DATA SECTION
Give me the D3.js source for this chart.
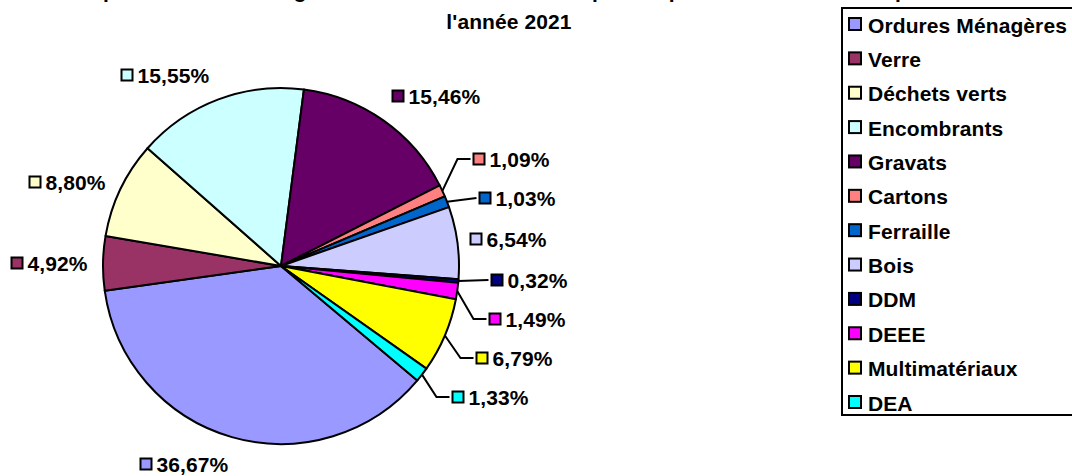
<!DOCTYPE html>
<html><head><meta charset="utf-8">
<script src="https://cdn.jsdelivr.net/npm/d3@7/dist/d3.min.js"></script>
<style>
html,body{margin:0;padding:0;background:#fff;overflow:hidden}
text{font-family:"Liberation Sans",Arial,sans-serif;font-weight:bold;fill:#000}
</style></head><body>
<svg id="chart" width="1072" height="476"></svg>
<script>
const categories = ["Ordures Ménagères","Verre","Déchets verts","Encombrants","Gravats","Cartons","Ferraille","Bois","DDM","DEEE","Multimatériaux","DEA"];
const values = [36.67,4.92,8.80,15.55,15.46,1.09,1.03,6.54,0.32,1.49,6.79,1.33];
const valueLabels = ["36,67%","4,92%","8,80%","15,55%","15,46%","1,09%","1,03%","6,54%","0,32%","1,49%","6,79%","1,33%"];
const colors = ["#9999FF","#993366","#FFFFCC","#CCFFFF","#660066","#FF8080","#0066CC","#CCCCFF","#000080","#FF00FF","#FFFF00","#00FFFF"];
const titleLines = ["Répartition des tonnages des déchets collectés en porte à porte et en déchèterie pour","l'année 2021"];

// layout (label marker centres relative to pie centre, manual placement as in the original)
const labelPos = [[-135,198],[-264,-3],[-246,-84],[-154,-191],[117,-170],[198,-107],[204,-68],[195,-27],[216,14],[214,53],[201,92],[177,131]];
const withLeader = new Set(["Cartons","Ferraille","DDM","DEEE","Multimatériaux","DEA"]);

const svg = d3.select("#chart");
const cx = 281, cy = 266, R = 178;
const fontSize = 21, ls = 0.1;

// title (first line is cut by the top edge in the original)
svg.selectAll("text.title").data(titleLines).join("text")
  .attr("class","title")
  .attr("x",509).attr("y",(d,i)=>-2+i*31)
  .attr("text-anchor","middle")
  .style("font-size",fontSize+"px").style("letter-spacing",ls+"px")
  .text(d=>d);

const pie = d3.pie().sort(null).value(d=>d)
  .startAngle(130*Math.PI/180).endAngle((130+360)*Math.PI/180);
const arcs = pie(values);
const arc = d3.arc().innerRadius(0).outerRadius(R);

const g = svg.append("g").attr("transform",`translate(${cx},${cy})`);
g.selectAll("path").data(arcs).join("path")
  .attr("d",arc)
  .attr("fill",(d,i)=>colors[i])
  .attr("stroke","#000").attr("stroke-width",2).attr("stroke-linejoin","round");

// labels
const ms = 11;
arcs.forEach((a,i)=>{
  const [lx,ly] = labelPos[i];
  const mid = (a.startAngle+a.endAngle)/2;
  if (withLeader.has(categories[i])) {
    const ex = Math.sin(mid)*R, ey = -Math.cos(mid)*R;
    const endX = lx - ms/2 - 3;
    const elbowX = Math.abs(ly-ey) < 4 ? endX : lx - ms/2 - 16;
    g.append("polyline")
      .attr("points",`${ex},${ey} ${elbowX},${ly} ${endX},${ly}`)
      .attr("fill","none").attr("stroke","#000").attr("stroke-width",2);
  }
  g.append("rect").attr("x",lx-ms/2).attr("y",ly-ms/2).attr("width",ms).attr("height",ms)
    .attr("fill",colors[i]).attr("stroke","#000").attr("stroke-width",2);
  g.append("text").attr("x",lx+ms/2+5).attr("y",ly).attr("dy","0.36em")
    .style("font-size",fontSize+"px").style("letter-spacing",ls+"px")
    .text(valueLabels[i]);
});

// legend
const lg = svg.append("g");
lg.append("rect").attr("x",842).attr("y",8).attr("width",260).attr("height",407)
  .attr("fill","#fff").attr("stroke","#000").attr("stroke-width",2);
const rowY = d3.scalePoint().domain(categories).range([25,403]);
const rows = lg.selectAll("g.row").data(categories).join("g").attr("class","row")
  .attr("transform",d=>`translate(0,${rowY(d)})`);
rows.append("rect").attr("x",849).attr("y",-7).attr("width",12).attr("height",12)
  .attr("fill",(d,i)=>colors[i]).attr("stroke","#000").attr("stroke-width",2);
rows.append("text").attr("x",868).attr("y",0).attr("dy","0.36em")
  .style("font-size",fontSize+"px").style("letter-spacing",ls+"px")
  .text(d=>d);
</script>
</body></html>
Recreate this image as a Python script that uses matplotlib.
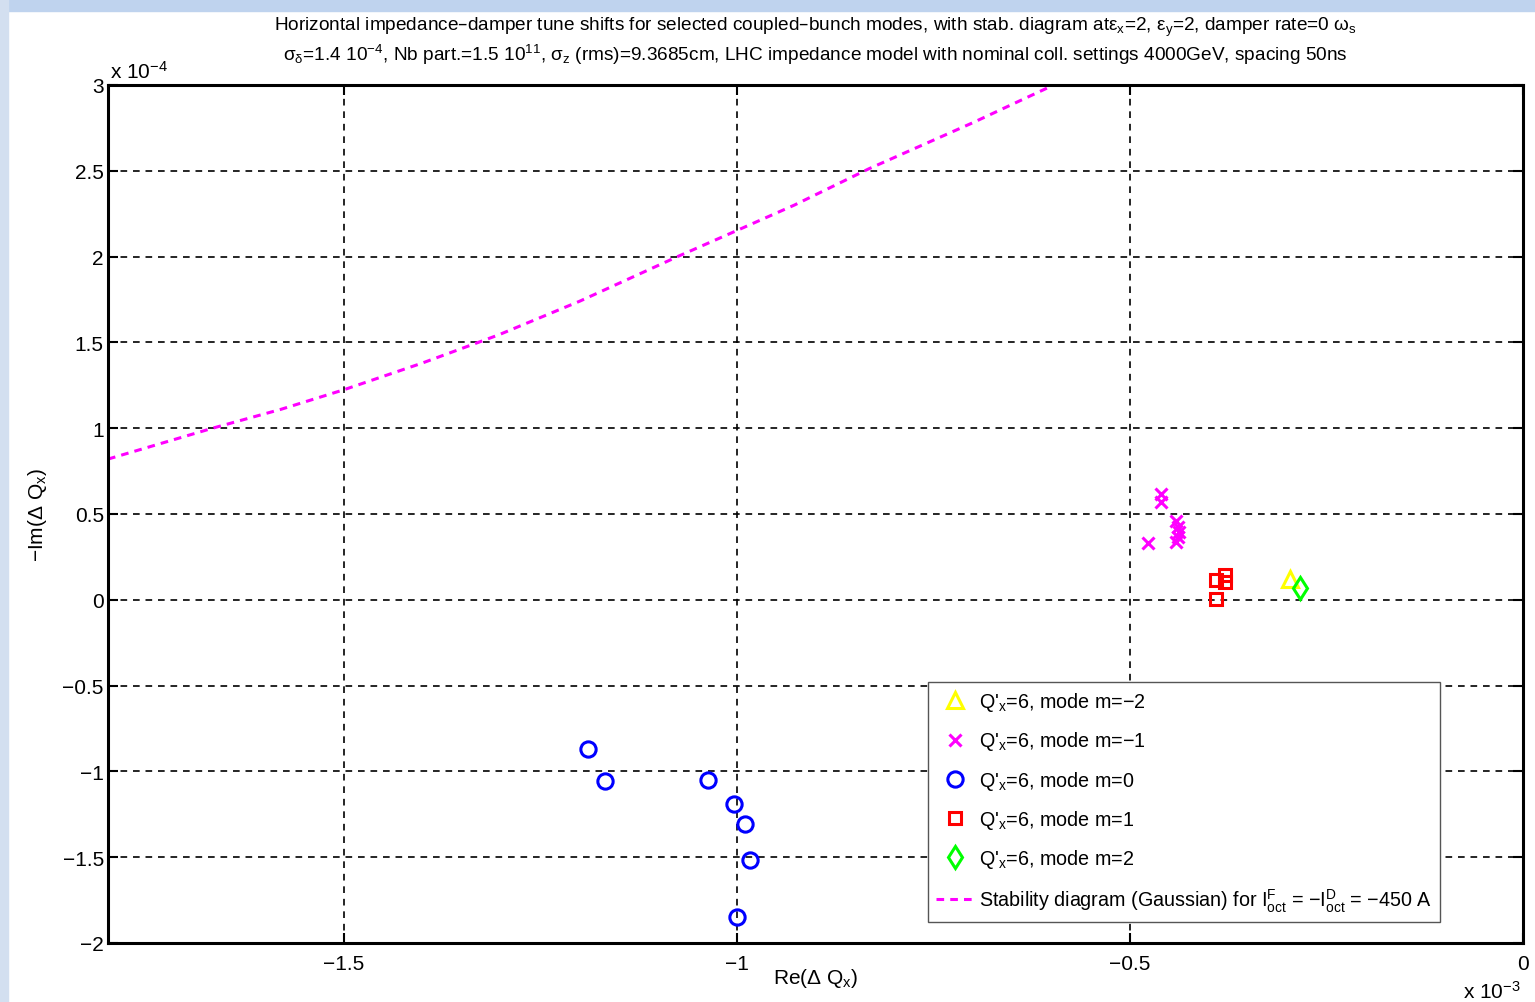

DO THIS
Without including any pictures, print all of the material exactly as given.

RESULT OF THIS TASK
Give me the D3.js source for this chart.
<!DOCTYPE html>
<html><head><meta charset="utf-8">
<script src="https://cdn.jsdelivr.net/npm/d3@7/dist/d3.min.js"></script>
<style>
html,body{margin:0;padding:0;background:#fff;overflow:hidden}
text{font-family:"Liberation Sans",Arial,sans-serif;font-weight:bold;fill:#000}
</style></head><body>
<svg id="chart" width="1072" height="476"></svg>
<script>
const categories = ["Ordures Ménagères","Verre","Déchets verts","Encombrants","Gravats","Cartons","Ferraille","Bois","DDM","DEEE","Multimatériaux","DEA"];
const values = [36.67,4.92,8.80,15.55,15.46,1.09,1.03,6.54,0.32,1.49,6.79,1.33];
const valueLabels = ["36,67%","4,92%","8,80%","15,55%","15,46%","1,09%","1,03%","6,54%","0,32%","1,49%","6,79%","1,33%"];
const colors = ["#9999FF","#993366","#FFFFCC","#CCFFFF","#660066","#FF8080","#0066CC","#CCCCFF","#000080","#FF00FF","#FFFF00","#00FFFF"];
const titleLines = ["Répartition des tonnages des déchets collectés en porte à porte et en déchèterie pour","l'année 2021"];

// layout (label marker centres relative to pie centre, manual placement as in the original)
const labelPos = [[-135,198],[-264,-3],[-246,-84],[-154,-191],[117,-170],[198,-107],[204,-68],[195,-27],[216,14],[214,53],[201,92],[177,131]];
const withLeader = new Set(["Cartons","Ferraille","DDM","DEEE","Multimatériaux","DEA"]);

const svg = d3.select("#chart");
const cx = 281, cy = 266, R = 178;
const fontSize = 21, ls = 0.1;

// title (first line is cut by the top edge in the original)
svg.selectAll("text.title").data(titleLines).join("text")
  .attr("class","title")
  .attr("x",509).attr("y",(d,i)=>-2+i*31)
  .attr("text-anchor","middle")
  .style("font-size",fontSize+"px").style("letter-spacing",ls+"px")
  .text(d=>d);

const pie = d3.pie().sort(null).value(d=>d)
  .startAngle(130*Math.PI/180).endAngle((130+360)*Math.PI/180);
const arcs = pie(values);
const arc = d3.arc().innerRadius(0).outerRadius(R);

const g = svg.append("g").attr("transform",`translate(${cx},${cy})`);
g.selectAll("path").data(arcs).join("path")
  .attr("d",arc)
  .attr("fill",(d,i)=>colors[i])
  .attr("stroke","#000").attr("stroke-width",2).attr("stroke-linejoin","round");

// labels
const ms = 11;
arcs.forEach((a,i)=>{
  const [lx,ly] = labelPos[i];
  const mid = (a.startAngle+a.endAngle)/2;
  if (withLeader.has(categories[i])) {
    const ex = Math.sin(mid)*R, ey = -Math.cos(mid)*R;
    const endX = lx - ms/2 - 3;
    const elbowX = Math.abs(ly-ey) < 4 ? endX : lx - ms/2 - 16;
    g.append("polyline")
      .attr("points",`${ex},${ey} ${elbowX},${ly} ${endX},${ly}`)
      .attr("fill","none").attr("stroke","#000").attr("stroke-width",2);
  }
  g.append("rect").attr("x",lx-ms/2).attr("y",ly-ms/2).attr("width",ms).attr("height",ms)
    .attr("fill",colors[i]).attr("stroke","#000").attr("stroke-width",2);
  g.append("text").attr("x",lx+ms/2+5).attr("y",ly).attr("dy","0.36em")
    .style("font-size",fontSize+"px").style("letter-spacing",ls+"px")
    .text(valueLabels[i]);
});

// legend
const lg = svg.append("g");
lg.append("rect").attr("x",842).attr("y",8).attr("width",260).attr("height",407)
  .attr("fill","#fff").attr("stroke","#000").attr("stroke-width",2);
const rowY = d3.scalePoint().domain(categories).range([25,403]);
const rows = lg.selectAll("g.row").data(categories).join("g").attr("class","row")
  .attr("transform",d=>`translate(0,${rowY(d)})`);
rows.append("rect").attr("x",849).attr("y",-7).attr("width",12).attr("height",12)
  .attr("fill",(d,i)=>colors[i]).attr("stroke","#000").attr("stroke-width",2);
rows.append("text").attr("x",868).attr("y",0).attr("dy","0.36em")
  .style("font-size",fontSize+"px").style("letter-spacing",ls+"px")
  .text(d=>d);
</script>
</body></html>
Recreate this image as a Python script that uses matplotlib.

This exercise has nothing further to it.